But some progressive and centrist Democrats expressed trepidation with Califf’s nomination Tuesday.
Sen. Bernie Sanders (I-Vt.) said he would vote no due to Califf’s “revolving door” work for industry that netted him millions.
“The Covid-19 pandemic has made clearer than ever the choice between pharmaceutical profits and the health of our people,” Sanders said in a statement after the hearing. “In this critical moment, Dr. Califf is not the leader Americans need at the FDA.”
West Virginia’s Joe Manchin suggested in a statement before the hearing he’s also unlikely to support the nomination. “I can’t fathom why we would confirm someone whose actions failed to swiftly curb the tide of the opioid epidemic and protect the public’s health, especially someone who has already helmed FDA as its commissioner,” the Democrat said.
And Sen. Richard Blumenthal (D-Conn.) told POLITICO he has “very strong reservations” about Califf, adding there has been “nothing so far to dispel” his concerns.
Neither Manchin nor Blumenthal are members of the health committee, but their positions show Democratic leadership likely needs at least a few Republicans to ensure Califf’s confirmation goes through.
Califf — who most recently led health strategy and policy at Google’s parent, Alphabet — faced the toughest questions about past FDA decisions to approve prescription pain medicines.

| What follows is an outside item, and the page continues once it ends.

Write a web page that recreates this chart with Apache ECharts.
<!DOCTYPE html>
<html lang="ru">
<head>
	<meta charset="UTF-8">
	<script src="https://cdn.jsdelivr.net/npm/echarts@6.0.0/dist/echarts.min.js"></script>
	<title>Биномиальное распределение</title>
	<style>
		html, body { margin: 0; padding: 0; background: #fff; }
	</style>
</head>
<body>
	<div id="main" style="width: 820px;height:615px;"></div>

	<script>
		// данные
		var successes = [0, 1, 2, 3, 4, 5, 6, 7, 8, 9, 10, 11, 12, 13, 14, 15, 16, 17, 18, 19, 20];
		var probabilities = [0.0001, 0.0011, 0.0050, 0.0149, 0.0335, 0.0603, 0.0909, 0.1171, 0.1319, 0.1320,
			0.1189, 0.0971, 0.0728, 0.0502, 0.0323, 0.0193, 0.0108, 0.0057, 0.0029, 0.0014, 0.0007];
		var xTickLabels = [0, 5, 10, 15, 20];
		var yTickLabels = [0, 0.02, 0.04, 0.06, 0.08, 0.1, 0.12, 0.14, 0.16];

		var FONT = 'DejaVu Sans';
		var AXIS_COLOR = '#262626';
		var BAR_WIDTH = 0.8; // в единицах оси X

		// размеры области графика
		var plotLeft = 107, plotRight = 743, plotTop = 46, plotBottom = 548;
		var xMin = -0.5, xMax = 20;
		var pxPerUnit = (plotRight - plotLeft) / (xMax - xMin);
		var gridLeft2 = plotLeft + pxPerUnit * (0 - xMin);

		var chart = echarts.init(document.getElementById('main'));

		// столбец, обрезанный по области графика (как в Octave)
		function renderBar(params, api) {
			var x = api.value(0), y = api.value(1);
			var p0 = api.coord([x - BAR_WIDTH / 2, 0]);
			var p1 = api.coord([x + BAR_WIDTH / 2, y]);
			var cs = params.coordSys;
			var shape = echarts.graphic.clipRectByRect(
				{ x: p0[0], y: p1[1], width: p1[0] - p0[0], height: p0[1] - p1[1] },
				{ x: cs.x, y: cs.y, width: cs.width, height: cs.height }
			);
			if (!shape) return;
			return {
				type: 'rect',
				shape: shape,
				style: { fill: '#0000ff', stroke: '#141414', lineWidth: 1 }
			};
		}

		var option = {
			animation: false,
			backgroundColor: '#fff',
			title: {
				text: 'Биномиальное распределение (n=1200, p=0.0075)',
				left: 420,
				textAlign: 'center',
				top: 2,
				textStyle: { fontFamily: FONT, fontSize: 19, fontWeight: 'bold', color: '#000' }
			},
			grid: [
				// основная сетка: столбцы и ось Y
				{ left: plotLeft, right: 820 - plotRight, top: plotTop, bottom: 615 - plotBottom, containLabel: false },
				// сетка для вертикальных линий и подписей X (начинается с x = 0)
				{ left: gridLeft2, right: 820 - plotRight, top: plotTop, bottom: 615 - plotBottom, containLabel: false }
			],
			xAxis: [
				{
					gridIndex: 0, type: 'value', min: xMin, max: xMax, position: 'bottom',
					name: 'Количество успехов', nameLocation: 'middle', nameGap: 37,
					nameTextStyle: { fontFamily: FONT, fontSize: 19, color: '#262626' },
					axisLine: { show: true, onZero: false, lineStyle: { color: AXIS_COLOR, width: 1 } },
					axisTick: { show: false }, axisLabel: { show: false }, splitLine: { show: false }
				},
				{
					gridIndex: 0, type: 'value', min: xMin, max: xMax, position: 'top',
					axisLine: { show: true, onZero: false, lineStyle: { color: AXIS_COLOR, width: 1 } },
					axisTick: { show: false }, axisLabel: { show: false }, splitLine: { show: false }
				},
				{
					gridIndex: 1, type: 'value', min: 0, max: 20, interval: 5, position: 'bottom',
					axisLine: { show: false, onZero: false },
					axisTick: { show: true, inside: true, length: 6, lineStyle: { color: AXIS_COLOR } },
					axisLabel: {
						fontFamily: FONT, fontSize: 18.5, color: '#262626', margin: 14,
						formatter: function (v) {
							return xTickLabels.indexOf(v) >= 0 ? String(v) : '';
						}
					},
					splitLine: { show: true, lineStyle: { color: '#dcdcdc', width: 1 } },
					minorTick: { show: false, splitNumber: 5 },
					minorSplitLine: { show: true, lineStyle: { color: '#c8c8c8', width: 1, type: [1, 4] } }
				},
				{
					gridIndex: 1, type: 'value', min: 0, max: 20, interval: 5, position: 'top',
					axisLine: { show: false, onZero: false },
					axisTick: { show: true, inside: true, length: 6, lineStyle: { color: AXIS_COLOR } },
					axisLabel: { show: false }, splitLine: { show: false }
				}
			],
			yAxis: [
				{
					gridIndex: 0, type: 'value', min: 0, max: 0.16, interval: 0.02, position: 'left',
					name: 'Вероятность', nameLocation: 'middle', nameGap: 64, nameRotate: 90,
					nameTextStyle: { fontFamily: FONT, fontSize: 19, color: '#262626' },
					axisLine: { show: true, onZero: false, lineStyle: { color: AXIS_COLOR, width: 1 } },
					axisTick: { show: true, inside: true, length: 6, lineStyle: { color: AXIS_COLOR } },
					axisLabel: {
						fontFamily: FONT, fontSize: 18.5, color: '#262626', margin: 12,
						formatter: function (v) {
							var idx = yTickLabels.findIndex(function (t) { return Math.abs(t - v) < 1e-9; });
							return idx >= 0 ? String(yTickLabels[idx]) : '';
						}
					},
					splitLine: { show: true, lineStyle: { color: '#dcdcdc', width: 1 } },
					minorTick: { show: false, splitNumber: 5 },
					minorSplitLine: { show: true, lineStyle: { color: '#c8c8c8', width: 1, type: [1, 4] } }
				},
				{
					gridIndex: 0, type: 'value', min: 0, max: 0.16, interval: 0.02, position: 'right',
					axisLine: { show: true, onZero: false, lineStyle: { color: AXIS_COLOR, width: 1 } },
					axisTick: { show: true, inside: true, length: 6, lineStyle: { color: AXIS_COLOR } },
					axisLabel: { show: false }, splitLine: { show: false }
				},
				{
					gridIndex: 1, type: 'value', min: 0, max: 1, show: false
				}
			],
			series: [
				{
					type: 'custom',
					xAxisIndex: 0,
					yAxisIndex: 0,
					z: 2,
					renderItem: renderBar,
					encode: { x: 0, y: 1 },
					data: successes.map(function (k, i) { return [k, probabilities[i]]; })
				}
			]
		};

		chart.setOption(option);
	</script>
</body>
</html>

Sen. Maggie Hassan (D-N.H.) pressed Califf on whether he agreed with the FDA’s decisions to change OxyContin’s indication to include continuous, long-term pain management in the early 2000s.
However, he fell short of saying that the pain medicines should be relabeled immediately. “I think as the evidence comes in we are going to need to aggressively look at relabeling,” Califf said.
“The evidence has been here for a long time,” Hassan retorted. “It’s the evidence of thousands of people, hundreds of thousands of people, dying in this country.”
She later told POLITICO she hasn’t decided yet whether to support Califf’s nomination. And Sen. Ben Ray Luján (D-N.M.) told POLITICO he’s also undecided on Califf until he receives answers to his own questions about opioids.
“I am not okay with the United States continuing down the path of what has been a track record of more constituents dying because data and science and expertise has been ignored by some of these committees and these recommendations,” Luján said, adding that he needs “to understand what exactly the plan is, looking at that labeling and changes.”
Not all Republican committee members are ready to back Califf. Sens. Tim Scott (S.C) and Mitt Romney (Utah) are undecided.
Rand Paul, a prominent critic of the Biden administration’s Covid-19 response, didn’t attend the confirmation hearing this morning. His office did not respond when asked why he was not present.
Senate HELP Chair Patty Murray (D-Wash.) is “working quickly” with Burr to schedule a committee vote on Califf’s nomination, a Democratic committee aide said. That’s likely to stretch into the new year: Lawmakers can submit questions for the record up until 5 p.m. on Dec. 15, and the hearing record will close on Dec. 29.
Califf can already count on Burr — the top Republican on the HELP Committee — to whip Republicans to ultimately support Biden’s pick to lead the FDA.
“I encourage my colleagues to support the nomination of Rob Califf and to do that expeditiously,” Burr said.